Mittwoch, 20. November 2024

Von Zauberern, Entertainern und Politikern

Auf den großen Bühnen dieser Welt stehen Frauen und Männer, die ihren Zuschauern etwas präsentieren. Ob sie nun ein Lied singen, große Reden schwingen oder etwas Artistisches vorführen - in jedem Fall kommt man zur Unterhaltung. Vielleicht ist es ein Zeitvertreib, eine Anregung oder das Staunen über irgendeine Leistung – jedenfalls sind wir im Normalfall freiwillig dort und lassen die Darbietung auf uns wirken.

Zauberer, Entertainer, Politiker

Dabei kann man diese Veranstaltung grundsätzlich in Zauberei und Entertainment unterteilen. Bei der reinen Unterhaltung ist alles offensichtlich, da ist kein Trick dabei, alles ist so zu verstehen, wie man es sieht. Ein Orchester arbeitet sich durch die Partitur, die entstehende Musik ist handgemachter Klang nach bestimmten Regeln und Vorgaben. Keine Überraschung, kein Hinterfragen der Entstehung. Nur wer es ganz genau nimmt, kann sich mit Musiktheorie oder gar der Physik der Tonerzeugung beschäftigen.

Ganz anders bei der Zauberei: Hier sehen und erleben wir etwas, was der Erfahrungswelt widerspricht. Ein Gegenstand verschwindet, ein anderer taucht unvermittelt auf, Waffen scheinen keine Verletzungen hervorzurufen. Doch das alles ist natürlich nicht echt, es gibt Tricks, mit denen der vermeintliche Magier uns nur vorgaukelt, dass so seltsame Sachen passieren. Im Kern funktioniert fast jeder Zaubertrick so, dass der Zuschauer abgelenkt ist und irgendetwas beobachtet, während an anderer Stelle etwas passiert. Man kann das zur Kenntnis nehmen und unter gelungener Illusion ablegen oder sich Gedanken machen, wie der Zauberer das wohl angestellt hat. Und ihn vielleicht sogar vor dem Publikum mit der Enthüllung seiner geheimen Vorgehensweise konfrontieren.

Da denke ich an Politiker: Die eine Fraktion handelt im Verborgenen, die Wähler werden abgelenkt, wir nehmen nur den Ausschnitt wahr, den die politischen Zauberer uns vermitteln wollen. Das läuft irgendwo zwischen unvermeidlicher Hintergrundarbeit, mangelhafter Kommunikation und Klüngelei. Kommt so ein Aspekt entgegen der Planung ans Tageslicht, wird es meist peinlich für die Akteure. Wir haben ihren Zaubertrick enttarnt, zeigen, wie das Kaninchen in den Hut kam oder wieso eine Entscheidung abweichend von einer Mehrheitsmeinung getroffen wurde.

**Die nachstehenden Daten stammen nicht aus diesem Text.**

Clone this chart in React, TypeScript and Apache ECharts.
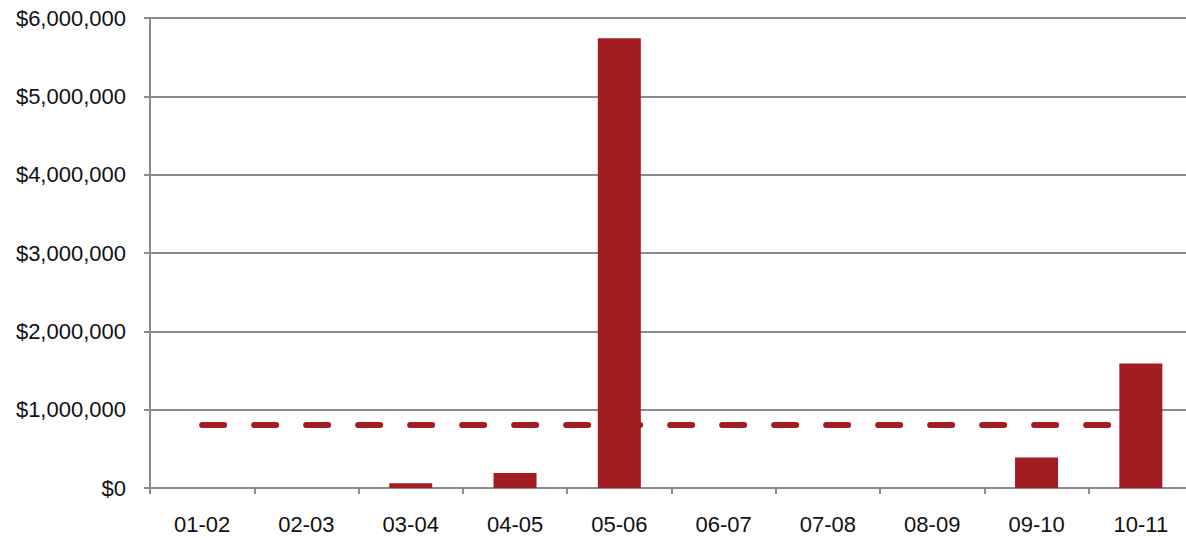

Öffentliche Debatten entstehen, Rücktritte werden gefordert, Entrüstung über das unerhörte Vorgehen. Einem amerikanischen Präsidenten, der Sex mit einer Praktikantin hatte, wurde dies in der lautstark geführten Debatte fast zum Verhängnis. Zwar war der gerichtliche Aspekt sein Meineid, aber dass es überhaupt zu diesem Wellengang kam lag an der Heimlichkeit der Aktion und der moralischen Erwartung, dass ein Präsident so etwas einfach nicht macht. Im Sinne der VIP-Menschen: Die Enttarnung eines Zauberers.

Ganz anders der Antritt von Donald Trump. Als ehemaliger Entertainer versucht er gar nicht, Dinge zu verbergen. Dass er mit einer Pornodarstellerin verkehrt und dafür Schweigegeld zahlt, ist allgemein bekannt. Zu keinem Zeitpunkt streitet er das ab, agiert ganz offen und stopft seinen Kritikern mit dem Hinweis auf Privatangelegenheiten und Best-Practice den Mund. Ein Entertainer eben, er unterhält die Wähler und setzt (zumindest an dieser Stelle) nicht auf Täuschung.

An diesen beiden Beispielen kann man zum einen die unterschiedlichen Typen erkennen, auch die aus vermeintlichen Verfehlungen abgeleiteten Reaktionen springen ins Auge. Erfolgreicher und ohne Angst vor Entdeckung und Shitstorm leben die Personen, die sich als Entertainer outen. Getreu dem Motto: Du bekommst was du siehst. Und wenn ich es mir anders überlege, bekommst du etwas anderes. Aber nichts passiert hinter deinem Rücken. Wer andererseits heimlich im Sinne eines Zauberers agiert, muss fortwährend mit Entdeckung und unangenehmem Zur-Rede-stellen rechnen. Und nicht zuletzt die Frage beantworten, warum er es nicht gleich gesagt hat.